In my first Comrades in 1968, I eventually reached the finish in 10:25 in around position 320 – something of a change from the position you would find yourself in today with a time of 10:25!
Coming in to finish my first Comrades in 10:25. Alone on the track!
One of the things of which I am still proud today were my splits for that first Comrades and I put that down firmly to LSD. First half 5:10 and second half 5:15. Whilst 10:25 can’t be regarded as a spectacular time by any stretch of the imagination, when I look at the way some runners today who battle to get to the finish in 12 hours really struggle, that 10:25 was OK.
Incidentally even my best run when I did my 8:29, my splits were pretty even because I had the strength to maintain my speed and for that I thank my LSD training. I have always believed that is the key to Comrades. Get stronger both physically and mentally and that’s what I firmly believe LSD will do for you but you must do it properly.
One thing that is very difficult though, is to try to do LSD on your own. I ran many long runs of up to 50kms on my own and it’s not easy.
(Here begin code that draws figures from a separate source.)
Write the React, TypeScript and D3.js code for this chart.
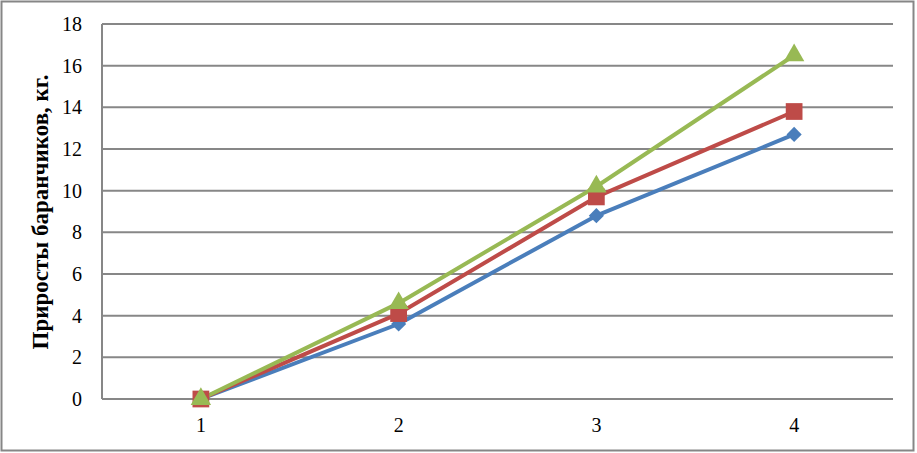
import { useEffect, useRef } from 'react';
import * as d3 from 'd3';

const categories = ['1', '2', '3', '4'];
const seriesBlue = [0, 3.6, 8.8, 12.7];
const seriesRed = [0, 4.1, 9.7, 13.8];
const seriesGreen = [0, 4.6, 10.2, 16.5];
const yTicks = [0, 2, 4, 6, 8, 10, 12, 14, 16, 18];

const series = [
  { name: 'blue', values: seriesBlue, color: '#4a7ebb', symbol: d3.symbolSquare, size: 115, rotate: 45 },
  { name: 'red', values: seriesRed, color: '#be4b48', symbol: d3.symbolSquare, size: 280, rotate: 0 },
  { name: 'green', values: seriesGreen, color: '#98b954', symbol: d3.symbolTriangle, size: 180, rotate: 0 },
];

function App() {
  const svgRef = useRef<SVGSVGElement>(null);

  useEffect(() => {
    const svg = d3.select(svgRef.current);
    svg.selectAll('*').remove();

    const width = 917;
    const height = 453;
    const left = 102;
    const right = 893;
    const top = 24;
    const bottom = 399;
    const font = '"Liberation Serif", "Times New Roman", serif';

    // chart frame
    svg
      .append('rect')
      .attr('x', 1.5)
      .attr('y', 1.5)
      .attr('width', width - 5)
      .attr('height', height - 4)
      .attr('fill', '#fff')
      .attr('stroke', '#868686')
      .attr('stroke-width', 2);

    const x = d3.scaleBand().domain(categories).range([left, right]);
    const y = d3.scaleLinear().domain([0, 18]).range([bottom, top]);

    svg
      .append('g')
      .selectAll('line')
      .data(yTicks)
      .enter()
      .append('line')
      .attr('x1', left)
      .attr('x2', right)
      .attr('y1', (d) => y(d))
      .attr('y2', (d) => y(d))
      .attr('stroke', '#878787')
      .attr('stroke-width', 2);

    svg
      .append('line')
      .attr('x1', left)
      .attr('x2', left)
      .attr('y1', top)
      .attr('y2', bottom)
      .attr('stroke', '#878787')
      .attr('stroke-width', 2);

    svg
      .append('g')
      .selectAll('text')
      .data(yTicks)
      .enter()
      .append('text')
      .attr('x', 82)
      .attr('y', (d) => y(d) + 7)
      .attr('text-anchor', 'end')
      .attr('font-family', font)
      .attr('font-size', 20)
      .text((d) => d);

    svg
      .append('g')
      .selectAll('text')
      .data(categories)
      .enter()
      .append('text')
      .attr('x', (d) => x(d)! + x.bandwidth() / 2)
      .attr('y', 432)
      .attr('text-anchor', 'middle')
      .attr('font-family', font)
      .attr('font-size', 20)
      .text((d) => d);

    svg
      .append('text')
      .attr('transform', `translate(48, 212) rotate(-90)`)
      .attr('text-anchor', 'middle')
      .attr('font-family', font)
      .attr('font-size', 23)
      .attr('font-weight', 'bold')
      .text('Приросты баранчиков, кг.');

    const cx = (i: number) => x(categories[i])! + x.bandwidth() / 2;

    series.forEach((s) => {
      const line = d3
        .line<number>()
        .x((_, i) => cx(i))
        .y((d) => y(d));
      svg
        .append('path')
        .datum(s.values)
        .attr('d', line)
        .attr('fill', 'none')
        .attr('stroke', s.color)
        .attr('stroke-width', 4)
        .attr('stroke-linejoin', 'round');
    });

    series.forEach((s) => {
      svg
        .append('g')
        .selectAll('path')
        .data(s.values)
        .enter()
        .append('path')
        .attr('d', d3.symbol().type(s.symbol).size(s.size)())
        .attr('transform', (d, i) => `translate(${cx(i)}, ${y(d)}) rotate(${s.rotate})`)
        .attr('fill', s.color);
    });
  }, []);

  return (
    <svg
      ref={svgRef}
      width={917}
      height={453}
      style={{ position: 'fixed', left: 0, top: 0, display: 'block' }}
    />
  );
}

export default App;
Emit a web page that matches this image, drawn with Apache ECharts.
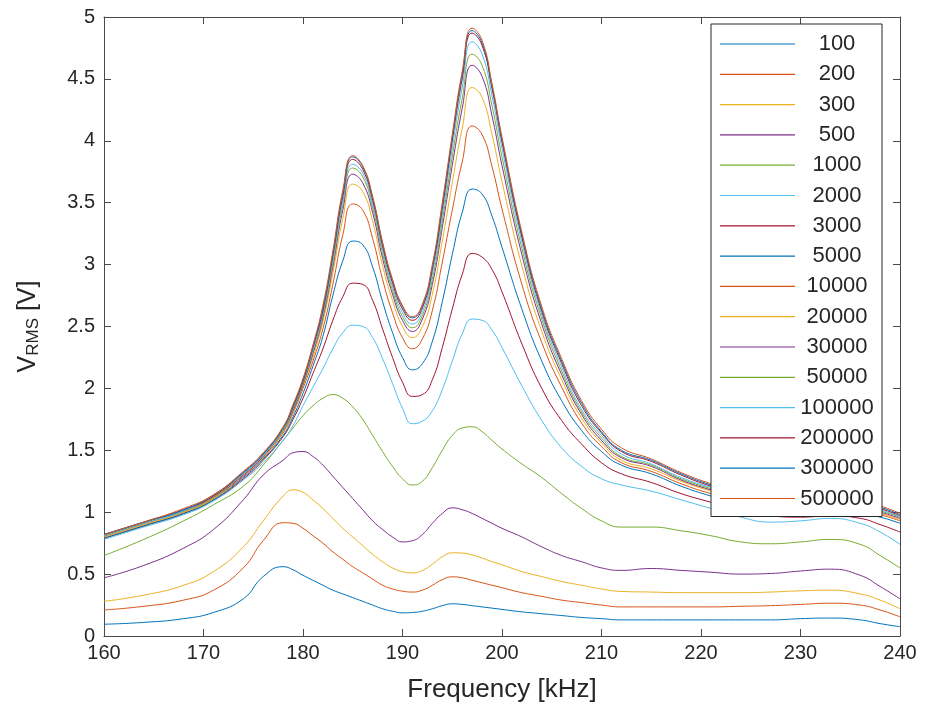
<!DOCTYPE html>
<html>
<head>
<meta charset="utf-8">
<script src="https://cdn.jsdelivr.net/npm/echarts@6/dist/echarts.min.js"></script>
<style>html,body{margin:0;padding:0;background:#fff}#c{width:925px;height:720px}</style>
</head>
<body>
<div id="c"></div>
<script>
const freqs = [160,164,168,171,174,176,178,179,180,181,182,183,184,185,186,187,188,189,190,191,192,193,194,195,196,197,198,199,200,202,204,206,208,210,212,215,218,221,224,227,230,233,236,238,240];

const seriesNames = ['100','200','300','500','1000','2000','3000','5000','10000','20000','30000','50000','100000','200000','300000','500000'];

const v100 = [0.095,0.11,0.14,0.19,0.30,0.48,0.56,0.535,0.49,0.45,0.41,0.37,0.34,0.31,0.28,0.25,0.22,0.20,0.187,0.19,0.20,0.22,0.245,0.26,0.255,0.245,0.235,0.225,0.215,0.195,0.18,0.165,0.15,0.14,0.13,0.13,0.13,0.13,0.13,0.13,0.14,0.145,0.13,0.10,0.075];
const v200 = [0.21,0.24,0.29,0.37,0.55,0.77,0.915,0.91,0.87,0.81,0.75,0.68,0.62,0.56,0.51,0.46,0.41,0.38,0.362,0.355,0.37,0.41,0.455,0.478,0.47,0.45,0.43,0.41,0.39,0.35,0.32,0.29,0.27,0.25,0.235,0.235,0.235,0.235,0.24,0.245,0.255,0.265,0.25,0.21,0.155];
const v300 = [0.28,0.33,0.41,0.52,0.72,0.93,1.13,1.18,1.16,1.10,1.03,0.95,0.87,0.80,0.73,0.66,0.60,0.55,0.52,0.51,0.53,0.58,0.64,0.672,0.67,0.655,0.63,0.60,0.575,0.52,0.48,0.44,0.41,0.38,0.36,0.355,0.35,0.35,0.35,0.355,0.365,0.37,0.34,0.29,0.22];
const v500 = [0.47,0.57,0.71,0.86,1.10,1.30,1.42,1.48,1.49,1.45,1.38,1.29,1.20,1.11,1.02,0.93,0.86,0.80,0.76,0.77,0.82,0.91,0.99,1.035,1.02,0.99,0.95,0.91,0.87,0.80,0.72,0.65,0.60,0.55,0.53,0.545,0.53,0.515,0.50,0.505,0.525,0.54,0.49,0.40,0.30];
const v1000 = [0.65,0.78,0.93,1.06,1.21,1.38,1.58,1.68,1.78,1.86,1.92,1.95,1.92,1.85,1.75,1.62,1.49,1.37,1.27,1.22,1.25,1.36,1.50,1.62,1.68,1.69,1.65,1.58,1.51,1.39,1.28,1.15,1.03,0.93,0.88,0.88,0.85,0.81,0.76,0.745,0.76,0.78,0.74,0.65,0.55];
const v2000 = [0.78,0.88,0.98,1.09,1.26,1.40,1.58,1.70,1.86,2.01,2.16,2.32,2.45,2.51,2.50,2.41,2.24,2.04,1.84,1.715,1.735,1.82,1.99,2.22,2.44,2.56,2.55,2.47,2.33,2.02,1.74,1.52,1.37,1.27,1.22,1.17,1.10,1.03,0.96,0.92,0.93,0.95,0.91,0.84,0.74];
const v3000 = [0.79,0.89,0.99,1.10,1.27,1.42,1.61,1.75,1.92,2.12,2.32,2.55,2.74,2.85,2.84,2.71,2.48,2.25,2.05,1.935,1.95,2.07,2.33,2.64,2.92,3.09,3.06,2.96,2.78,2.36,2.00,1.74,1.55,1.40,1.31,1.24,1.15,1.08,1.01,0.97,0.96,0.97,0.95,0.90,0.84];
const v5000 = [0.79,0.89,0.99,1.10,1.28,1.43,1.62,1.77,1.96,2.18,2.42,2.75,3.03,3.19,3.16,2.98,2.70,2.45,2.25,2.15,2.20,2.38,2.70,3.08,3.42,3.61,3.57,3.39,3.14,2.64,2.22,1.90,1.66,1.49,1.38,1.31,1.21,1.13,1.06,1.01,0.99,1.00,0.99,0.96,0.91];
const v10000 = [0.80,0.90,1.00,1.11,1.29,1.44,1.64,1.80,2.00,2.22,2.48,2.84,3.24,3.49,3.44,3.21,2.88,2.61,2.41,2.32,2.40,2.63,3.02,3.44,3.83,4.12,4.05,3.79,3.45,2.84,2.37,2.01,1.72,1.53,1.40,1.33,1.23,1.15,1.09,1.05,1.02,1.02,1.01,0.98,0.93];
const v20000 = [0.80,0.90,1.00,1.11,1.30,1.44,1.65,1.81,2.02,2.25,2.54,2.93,3.37,3.65,3.59,3.35,2.99,2.71,2.50,2.41,2.50,2.76,3.19,3.66,4.10,4.43,4.35,4.05,3.67,2.99,2.46,2.07,1.76,1.56,1.42,1.35,1.25,1.17,1.10,1.06,1.03,1.03,1.02,0.99,0.94];
const v30000 = [0.81,0.91,1.01,1.12,1.30,1.45,1.66,1.82,2.03,2.28,2.57,2.98,3.44,3.73,3.66,3.42,3.05,2.76,2.55,2.46,2.56,2.84,3.30,3.80,4.26,4.61,4.52,4.20,3.80,3.08,2.52,2.11,1.79,1.58,1.44,1.37,1.26,1.18,1.11,1.07,1.04,1.04,1.03,1.00,0.95];
const v50000 = [0.81,0.91,1.01,1.12,1.31,1.46,1.66,1.83,2.04,2.30,2.59,3.01,3.48,3.78,3.71,3.46,3.09,2.79,2.58,2.49,2.59,2.88,3.35,3.87,4.34,4.70,4.61,4.28,3.87,3.13,2.56,2.14,1.81,1.60,1.45,1.38,1.27,1.19,1.12,1.08,1.05,1.05,1.04,1.01,0.96];
const v100000 = [0.81,0.91,1.01,1.13,1.31,1.46,1.67,1.84,2.05,2.31,2.61,3.04,3.51,3.81,3.74,3.49,3.12,2.82,2.61,2.52,2.62,2.92,3.40,3.94,4.43,4.80,4.70,4.36,3.94,3.18,2.59,2.17,1.83,1.62,1.47,1.39,1.28,1.20,1.13,1.09,1.06,1.06,1.05,1.02,0.96];
const v200000 = [0.82,0.92,1.02,1.13,1.32,1.47,1.68,1.85,2.06,2.33,2.63,3.07,3.55,3.85,3.77,3.52,3.15,2.85,2.64,2.55,2.65,2.96,3.45,4.00,4.50,4.87,4.77,4.42,3.99,3.22,2.62,2.20,1.86,1.64,1.49,1.41,1.30,1.21,1.14,1.10,1.07,1.07,1.06,1.03,0.97];
const v300000 = [0.82,0.92,1.02,1.14,1.32,1.47,1.68,1.86,2.07,2.34,2.65,3.09,3.58,3.87,3.79,3.54,3.17,2.87,2.66,2.57,2.67,2.98,3.48,4.03,4.54,4.89,4.79,4.44,4.01,3.24,2.64,2.22,1.88,1.65,1.50,1.42,1.31,1.22,1.15,1.11,1.08,1.08,1.07,1.04,0.98];
const v500000 = [0.82,0.92,1.03,1.14,1.33,1.48,1.69,1.87,2.08,2.35,2.67,3.11,3.60,3.88,3.80,3.55,3.18,2.88,2.67,2.58,2.68,3.00,3.50,4.05,4.56,4.91,4.81,4.46,4.03,3.26,2.66,2.24,1.90,1.67,1.52,1.43,1.32,1.23,1.16,1.12,1.09,1.09,1.08,1.05,0.99];

const allValues = [v100,v200,v300,v500,v1000,v2000,v3000,v5000,v10000,v20000,v30000,v50000,v100000,v200000,v300000,v500000];

const xTicks = {min:160, max:240, interval:10};
const yTicks = {min:0, max:5, interval:0.5};

const palette = ['#0072BD','#D95319','#EDB120','#7E2F8E','#77AC30','#4DBEEE','#A2142F'];
const FONT = "'Liberation Sans', Arial, Helvetica, sans-serif";
const TXT = '#262626';
const AX = '#4a4a4a';

const series = seriesNames.map((n, k) => ({
  name: n,
  type: 'line',
  xAxisIndex: 0,
  yAxisIndex: 0,
  smooth: true,
  symbol: 'none',
  lineStyle: {width: 1, color: palette[k % 7]},
  itemStyle: {color: palette[k % 7]},
  data: freqs.map((f, i) => [f, allValues[k][i]]),
  z: 2,
  zlevel: 0
}));

const axisCommon = {
  splitLine: {show: false},
  axisLine: {show: true, onZero: false, lineStyle: {color: AX, width: 1}},
  axisTick: {show: true, inside: true, length: 7, lineStyle: {color: AX, width: 1}}
};

const chart = echarts.init(document.getElementById('c'), null, {renderer: 'canvas'});
chart.setOption({
  animation: false,
  backgroundColor: '#ffffff',
  textStyle: {fontFamily: FONT},
  grid: {left: 104, right: 25, top: 17, bottom: 84, containLabel: false},
  xAxis: [
    Object.assign({
      type: 'value', position: 'bottom', min: xTicks.min, max: xTicks.max, interval: xTicks.interval,
      name: 'Frequency [kHz]', nameLocation: 'middle', nameGap: 41,
      nameTextStyle: {fontSize: 26, color: TXT, fontFamily: FONT},
      axisLabel: {fontSize: 20, color: TXT, margin: 7, fontFamily: FONT}
    }, axisCommon),
    Object.assign({
      type: 'value', position: 'top', min: xTicks.min, max: xTicks.max, interval: xTicks.interval,
      axisLabel: {show: false}
    }, axisCommon)
  ],
  yAxis: [
    Object.assign({
      type: 'value', position: 'left', min: yTicks.min, max: yTicks.max, interval: yTicks.interval,
      name: '{v|V}{s|RMS}{v| [V]}', nameLocation: 'middle', nameGap: 62,
      nameTextStyle: {
        color: TXT, fontFamily: FONT,
        rich: {
          v: {fontSize: 25, color: TXT, fontFamily: FONT, lineHeight: 28},
          s: {fontSize: 17, color: TXT, fontFamily: FONT, lineHeight: 28, padding: [11, 0, 0, 0]}
        }
      },
      axisLabel: {fontSize: 20, color: TXT, margin: 9, fontFamily: FONT}
    }, axisCommon),
    Object.assign({
      type: 'value', position: 'right', min: yTicks.min, max: yTicks.max, interval: yTicks.interval,
      axisLabel: {show: false}
    }, axisCommon)
  ],
  legend: {
    show: true,
    z: 20,
    zlevel: 0,
    orient: 'vertical',
    left: 711, top: 24,
    padding: [9, 8, 7, 9],
    itemWidth: 75, itemHeight: 1.2, itemGap: 8.3,
    icon: 'rect',
    backgroundColor: '#ffffff',
    borderColor: '#262626', borderWidth: 1,
    data: seriesNames,
    formatter: n => '{c|' + n + '}',
    textStyle: {
      color: TXT, fontFamily: FONT, fontSize: 22,
      rich: {c: {width: 74, align: 'center', fontSize: 22, lineHeight: 22, color: TXT, fontFamily: FONT}}
    }
  },
  series: series
});
</script>
</body>
</html>
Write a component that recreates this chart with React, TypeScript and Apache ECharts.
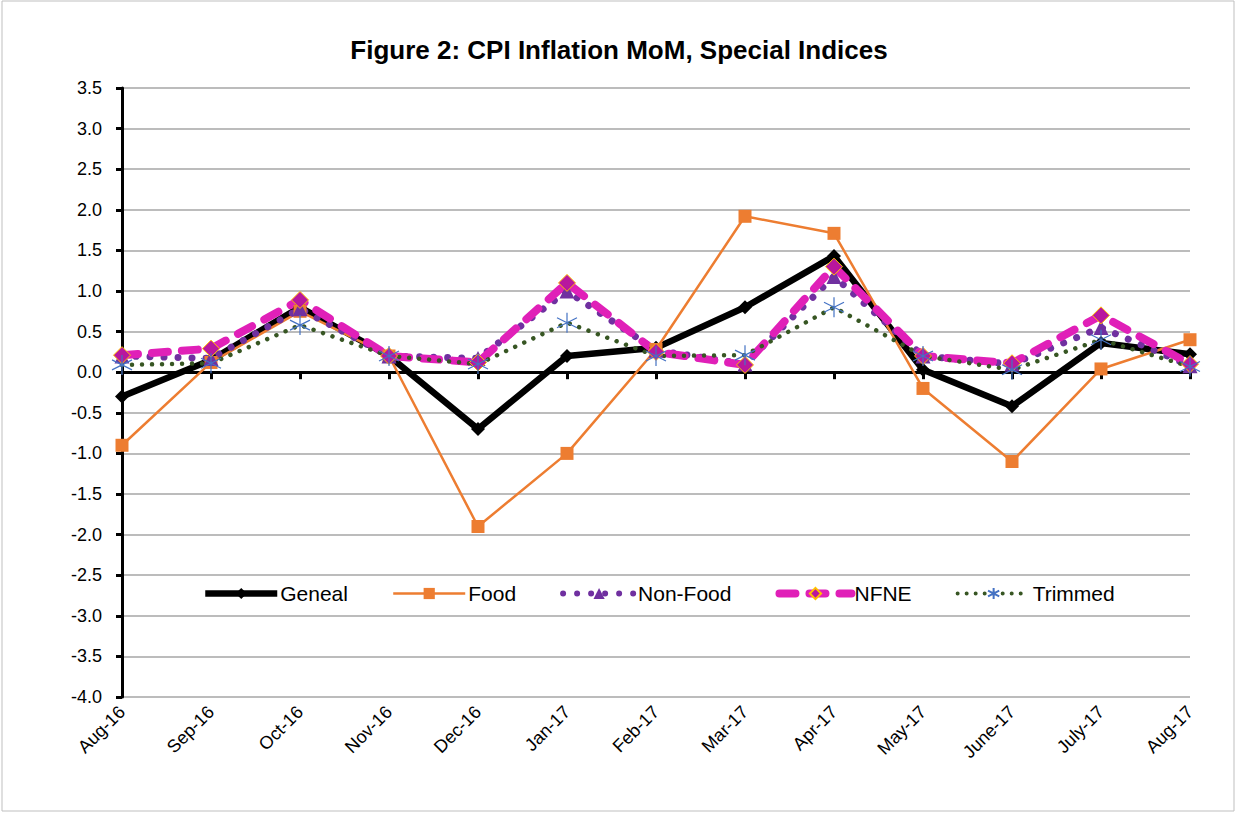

I found that having friends around me and even if we heard the same jokes every weekend and laughed at those jokes every weekend, it was that, that made my running so very enjoyable.
Then of course, there’s the other aspect of it. It’s a lot cheaper to do a long training run with friends using either shops or service stations to buy your drinks (or if you are fortunate enough to get your life partner to get out of bed and do the seconding) than it is to run in races every weekend that some people do.
Over the last couple of years, a few women runners I know have said that from a security point of view they would rather be in a race with lots of people around them than on a training run with just a few others. I fully understand their concern and it’s for that reason that I say “hats off” to those clubs that are organising long and seconded training runs over weekends. It’s a huge job to do that and if your club is one of those doing that, support them. They deserve the accolades.
Get to understand the importance and the role of LSD and then go and thoroughly enjoy yourself doing them.